Parents who wash their own dishes will reap the benefits of the time-consuming chore.
A new study published in the journal Pedatrics, reportedly suggests that the dishes being squeaky clean might not be helpful to children’s immune systems, as it’ll lower their exposure to bacteria in early life, according to TIME.
The recent study reportedly supports the “hygiene hypothesis,” which speculates that the reason kids develop so many allergies today is because their environments are too clean, especially starting from an early age when being exposed to a little bacteria can be helpful.
“If you are exposed to microbes, especially early in life, you stimulate the immune system in various ways and it becomes tolerant,” explained study author Dr. Bill Hesselmar of Queen Silvia Children’s Hospital in Gothenburg, Sweden.
He continued, “We thought [hand washing dishes] might be important, but we didn’t know, so we asked that question.”
The recent study reportedly involved 1,029 children aged 7 and 8 from Sweden.
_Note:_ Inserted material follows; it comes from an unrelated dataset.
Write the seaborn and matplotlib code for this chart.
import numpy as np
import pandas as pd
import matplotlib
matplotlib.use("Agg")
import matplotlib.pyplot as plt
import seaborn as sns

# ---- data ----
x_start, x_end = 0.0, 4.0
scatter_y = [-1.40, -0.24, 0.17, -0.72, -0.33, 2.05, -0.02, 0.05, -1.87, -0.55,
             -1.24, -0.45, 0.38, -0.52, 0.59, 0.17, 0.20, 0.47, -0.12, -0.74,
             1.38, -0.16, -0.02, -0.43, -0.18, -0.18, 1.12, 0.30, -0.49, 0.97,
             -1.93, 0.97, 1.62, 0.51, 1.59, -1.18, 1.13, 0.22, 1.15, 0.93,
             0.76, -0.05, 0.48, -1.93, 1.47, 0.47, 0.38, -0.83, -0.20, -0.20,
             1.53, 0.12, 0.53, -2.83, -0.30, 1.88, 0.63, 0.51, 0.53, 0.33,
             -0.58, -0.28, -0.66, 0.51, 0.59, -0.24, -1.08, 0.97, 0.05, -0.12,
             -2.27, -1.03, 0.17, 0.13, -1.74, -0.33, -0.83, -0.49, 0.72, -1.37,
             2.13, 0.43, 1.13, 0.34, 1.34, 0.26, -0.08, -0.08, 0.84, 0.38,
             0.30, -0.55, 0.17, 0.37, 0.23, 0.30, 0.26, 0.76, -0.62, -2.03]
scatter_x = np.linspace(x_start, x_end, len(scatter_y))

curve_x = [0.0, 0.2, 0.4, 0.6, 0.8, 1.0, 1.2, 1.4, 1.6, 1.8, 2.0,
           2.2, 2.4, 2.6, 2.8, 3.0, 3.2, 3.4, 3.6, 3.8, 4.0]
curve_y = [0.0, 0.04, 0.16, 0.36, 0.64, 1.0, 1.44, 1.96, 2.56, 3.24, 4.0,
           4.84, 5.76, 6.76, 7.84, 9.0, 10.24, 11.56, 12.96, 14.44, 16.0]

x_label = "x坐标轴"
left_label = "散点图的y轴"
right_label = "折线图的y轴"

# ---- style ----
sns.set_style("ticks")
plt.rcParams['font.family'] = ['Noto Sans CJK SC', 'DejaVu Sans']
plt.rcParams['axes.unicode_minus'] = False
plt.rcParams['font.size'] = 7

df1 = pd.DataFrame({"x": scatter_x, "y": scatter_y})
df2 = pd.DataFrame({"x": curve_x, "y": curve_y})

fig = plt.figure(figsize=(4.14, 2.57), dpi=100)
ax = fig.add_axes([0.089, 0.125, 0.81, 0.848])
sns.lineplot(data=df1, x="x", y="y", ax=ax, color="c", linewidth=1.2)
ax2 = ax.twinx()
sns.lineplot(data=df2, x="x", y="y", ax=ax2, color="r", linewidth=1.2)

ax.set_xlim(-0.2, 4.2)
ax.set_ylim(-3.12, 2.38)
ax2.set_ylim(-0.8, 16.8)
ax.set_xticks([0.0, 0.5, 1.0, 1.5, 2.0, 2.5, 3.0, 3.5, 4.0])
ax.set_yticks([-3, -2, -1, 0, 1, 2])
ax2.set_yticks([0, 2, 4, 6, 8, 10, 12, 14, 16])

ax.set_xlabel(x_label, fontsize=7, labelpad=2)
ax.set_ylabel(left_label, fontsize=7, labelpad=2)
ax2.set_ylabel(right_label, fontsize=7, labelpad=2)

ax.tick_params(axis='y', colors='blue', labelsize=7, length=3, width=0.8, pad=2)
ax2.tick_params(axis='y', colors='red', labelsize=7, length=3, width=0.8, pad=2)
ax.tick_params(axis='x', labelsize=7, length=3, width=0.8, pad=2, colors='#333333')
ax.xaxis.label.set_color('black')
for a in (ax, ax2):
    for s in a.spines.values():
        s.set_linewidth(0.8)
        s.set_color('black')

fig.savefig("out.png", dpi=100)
Researchers reportedly found that out of the families that filled out questionnaires about their children’s history of asthma, eczema and rhinoconjunctivits, those who did their dishes the old fashioned way were far less likely to have these common allergic conditions, according to CBS News.
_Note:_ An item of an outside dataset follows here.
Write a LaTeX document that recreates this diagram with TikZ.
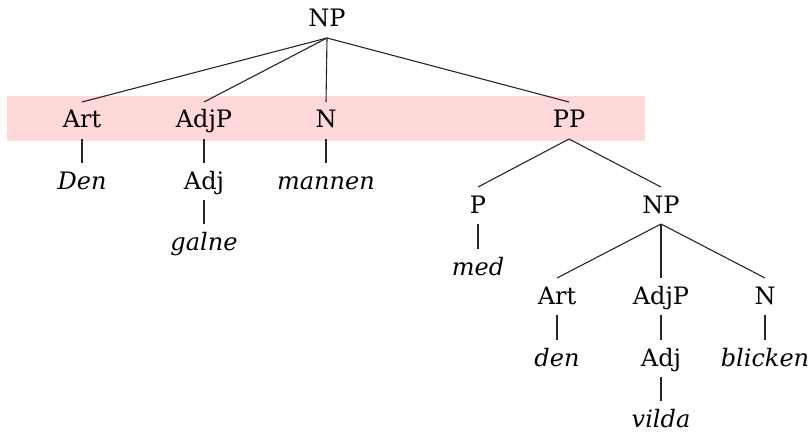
\documentclass[tikz,border=0pt]{standalone}
\usepackage{fontspec}
\setmainfont{DejaVu Serif}
\begin{document}
\begin{tikzpicture}[x=1pt,y=-1pt,
  lab/.style={anchor=base,inner sep=0pt,outer sep=0pt,text height=26pt,text depth=11pt,
    font=\fontsize{24}{28}\selectfont},
  word/.style={lab,font=\fontsize{24}{28}\selectfont\itshape},
  edge/.style={draw=black!85,line width=1.1pt}]
\useasboundingbox (0,0) rectangle (810,433);
\fill[red!15] (7,96) rectangle (645,141);
\node[lab] (np) at (327,27) {NP};
\node[lab] (art) at (82,128) {Art};
\node[lab] (adjp) at (204,128) {AdjP};
\node[lab] (n) at (326,128) {N};
\node[lab] (pp) at (569,128) {PP};
\node[word] (den) at (82,189) {Den};
\node[lab] (adj) at (204,189) {Adj};
\node[word] (mannen) at (326,189) {mannen};
\node[word] (galne) at (204,250) {galne};
\node[lab] (p) at (478,213) {P};
\node[lab] (np2) at (661,213) {NP};
\node[word] (med) at (478,275) {med};
\node[lab] (art2) at (557,304) {Art};
\node[lab] (adjp2) at (661,304) {AdjP};
\node[lab] (n2) at (765,304) {N};
\node[word] (den2) at (557,366) {den};
\node[lab] (adj2) at (661,366) {Adj};
\node[word] (blicken) at (765,366) {blicken};
\node[word] (vilda) at (661,427) {vilda};
\foreach \a/\b in {np/art,np/adjp,np/n,np/pp,art/den,adjp/adj,adj/galne,n/mannen,
  pp/p,pp/np2,p/med,np2/art2,np2/adjp2,np2/n2,art2/den2,adjp2/adj2,adj2/vilda,n2/blicken}
  \draw[edge] (\a.south) -- (\b.north);
\end{tikzpicture}
\end{document}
Researchers reportedly found that a history of eczema was reported in 23 percent of children of parents who used hand dishwashing compared to 38 percent of kids whose family used machine dishwashing. 1.7 percent of children in hand-washing homes reportedly had asthma compared to the 7.3 percent of children in homes that used dishwashers.
The children who were exposed to “traditional cooking,” which includes washing dishes by hand, eating fermented food and buying food directly from farms, reportedly generally had a lower rate of allergies, according to the LA Times.
“Even though we do not currently have strong support for recommending any of these lifestyle factors in allergy prevention, they are already commonly used and most often regarded as harmless,” the authors of the study wrote.